Il motivo per cui il giornalismo non riesce a ridefinirsi è semplice: perché non sa definirsi. Il giornalismo si racconta per gossip o per notizie negative. Il giornalismo è vittima del tentato suicidio che ogni giorno tenta chi lo descrive come un mondo disfatto, come un lavoro morto, come un orpello da eliminare il prima possibile. Lo fanno gli stessi giornalisti che alimentano, quando parlano del giornalismo, una narrativa fatta di parole negative, di possibilità annullate, di approccio alla professione approssimativo, di mercato del lavoro inesistente, di sfruttamento, di precariato, di abusivato. Quelli che ti ho appena elencato sono aspetti veri del mondo del giornalismo italiano in questo momento.

Però non sono gli unici.

Parlare del giornalismo come di un mondo devastato e raccontarlo banalizzando le categorie dei giornalisti in ‘quelli che hanno il culo al caldo’ (e presto verranno segati) e ‘quelli che fanno la fame’, è un autolesionistico tentativo di uccidere quel che resta del giornalismo. La conseguenza di questa retorica è far trasparire un disfacimento totale, tirar giù quei pochi mattoni rimasti del muro della credibilità dei giornalisti, senza ottenere effetto.

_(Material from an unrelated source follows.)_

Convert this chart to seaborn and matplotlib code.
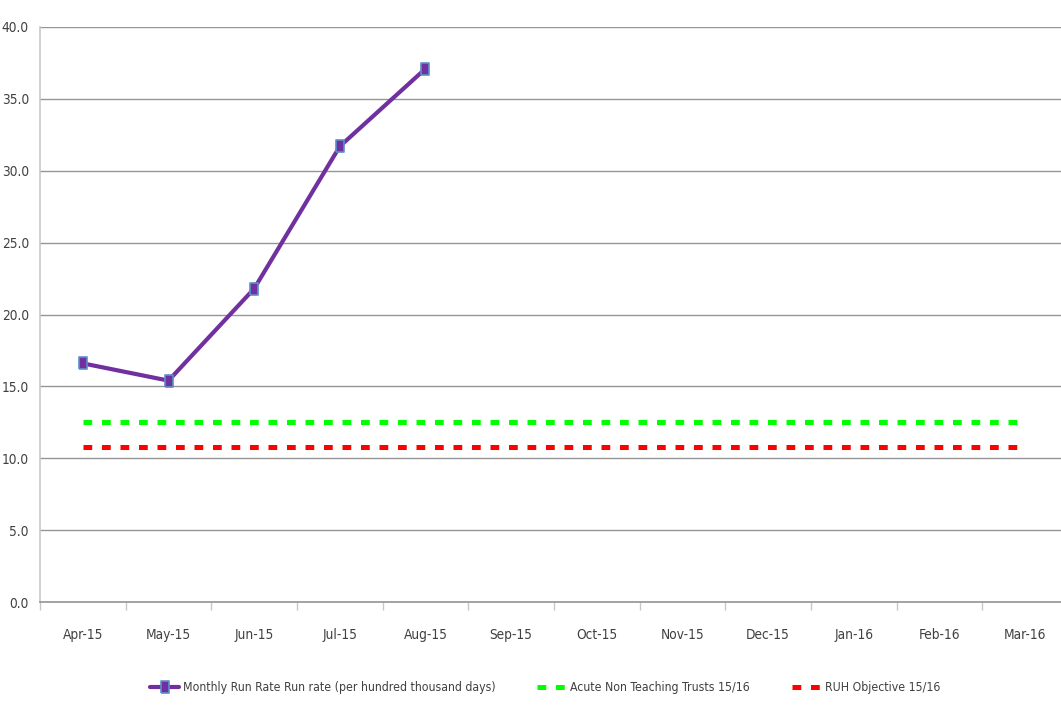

Il giornalismo è vivo e lotta insieme a noi

Da anni vado dicendo ai colleghi che il giornalismo è vivo. Le possibilità tecnologiche, l’intelligenza artificiale da abbracciare, le sfide della comprensione del presente, le possibilità di essere editori di se stessi, i nuovi mercati del giornalismo, fanno di questo mestiere un mestiere molto sfidante, ma anche molto affascinante. Il giornalismo è vivo e lotta insieme a noi. Però bisogna assolutamente smettere di descriverlo con quel linguaggio che lo rappresenta come un mondo di privilegiati nascosti nelle redazioni e un mondo di precari che in redazione sperano di entrarci per pararsi il culo (per un po’, visto che le redazioni muoiono come le mosche).

Cambiare linguaggio e parlare con un linguaggio nuovo

Pretendere di fare il giornalismo e di essere giornalisti come lo si era 30 anni fa è pura utopia. Svegliarsi dal coma, buttare le parole al negativo per creare un nuovo vocabolario del giornalismo è un imperativo che tutti dovrebbero cogliere. I precari non sono tutti i giornalisti: te lo dico. I precari sono coloro che svolgono un lavoro dipendente senza che questo gli venga riconosciuto.

Fra i lavoratori autonomi non ci sono solo persone che sperano di essere assunte. Ci sono fior fior di liberi professionisti che mandano avanti attività e progetti innovativi con spirito imprenditoriale e interpretando a dovere la nuova professione. Ci sono molte figure professionali eccezionali, molte professionalità complesse e moderne. Ecco, se cominciamo a dare il valore e il linguaggio che merita alla libera professione giornalistica contribuiremo a ridefinirne i confini e a farla uscire da quell’immagine di mondo fatto di personaggi devastati con la manina fuori per chiedere la carità. Immagine che lo stesso linguaggio del giornalismo quando parla di giornalismo, ha costruito.

La battaglia vera da fare per il giornalismo.

Il libero professionista del giornalismo vale l’avvocato. Vale il notaio e il commercialista. E’ una libera professione determinante per la società. Se cominciamo cambiando il linguaggio e la narrativa quando parliamo di giornalismo, beh, questo comincerà a far percepire a tutti un cambiamento.

Costringerà le nostre istituzioni professionali e le istituzioni politiche ad accorgersi che non è questione soltanto di equo compenso, ma è questione di difesa di una delle professioni più importanti della società dover stabilire delle regole. Su quanto vengono pagati i giornalisti, su come vengono pagati. Su come viene valutata la loro professione. Questa è la vera battaglia da fare per il giornalismo e il vero solco sul quale mettere le richieste alle istituzioni necessarie a ridefinire i doveri, ma anche i diritti del giornalista di oggi e di domani.

Non abbiamo bisogno di elemosina. Abbiamo bisogno di ridefinire doveri, diritti e tutele del giornalista. Adesso.